Nous sommes aussi féministes car trop de femmes vivent encore de la violence. En moyenne, tous les six jours au Canada, une femme est tuée par son partenaire intime. On a vu l’an dernier, avec la vague de dénonciations de harcèlement et d’agressions sexuelles, et la prise de conscience des disparitions de femmes autochtones que les femmes souffraient en silence depuis longtemps. Encore aujourd’hui, des hommes, des dinosaures, estiment que les femmes sont une propriété dont on peut user sans scrupule, sans leur consentement.

Être féministe, c’est demander aux hommes alliés d’appuyer les femmes dans la dénonciation des violences faites aux femmes. C’est un travail que nous devons mener ensemble.

Parlons parité hommes-femme en politique... Nous en sommes encore si loin... Aucun gouvernement québécois ne l’a atteint, malgré de beaux discours répétés inlassablement. Le gouvernement Couillard est celui qui a le moins de femmes ministres au sein de son Cabinet ! Mais nous ne sommes pas vraiment surprises, compte tenu des déclarations de la semaine dernière. Les partis doivent prendre l’engagement de présenter autant d’hommes que de femmes aux élections.

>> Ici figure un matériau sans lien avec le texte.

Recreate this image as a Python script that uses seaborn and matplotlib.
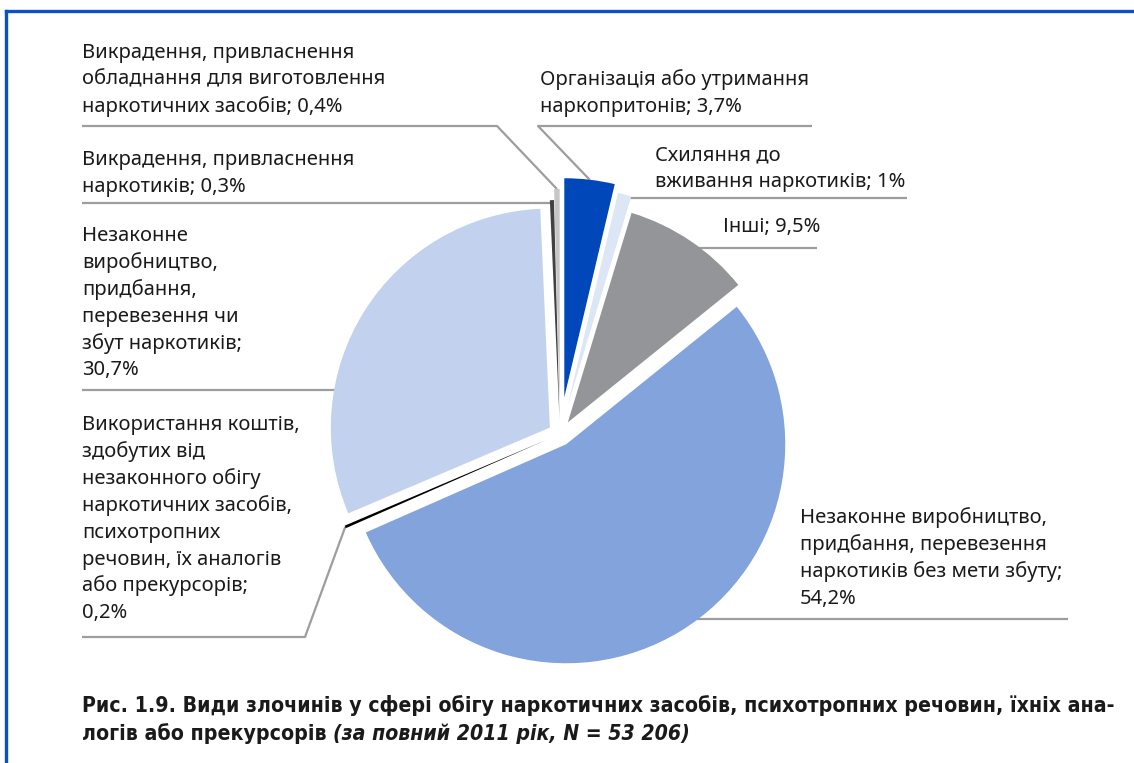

Finalement, pour nous, être féministe au Québec, c’est être solidaires de toutes les femmes dont les droits ne sont pas respectés, ici et ailleurs. Vouloir l’égalité entre les hommes et les femmes, c’est aussi travailler pour l’égalité entre les femmes. Comme partout ailleurs, il y a une disparité entre femmes, même au Québec. On n’a qu’à penser aux femmes réfugiées, handicapées, lesbiennes, autochtones, âgées... C’est toutes ensemble que nous pourrons surmonter ces différences, en nous posant les bonnes questions et en voulant agir contre toutes les exclusions.

Ensemble, nous avons tout le pouvoir que nous voulons prendre.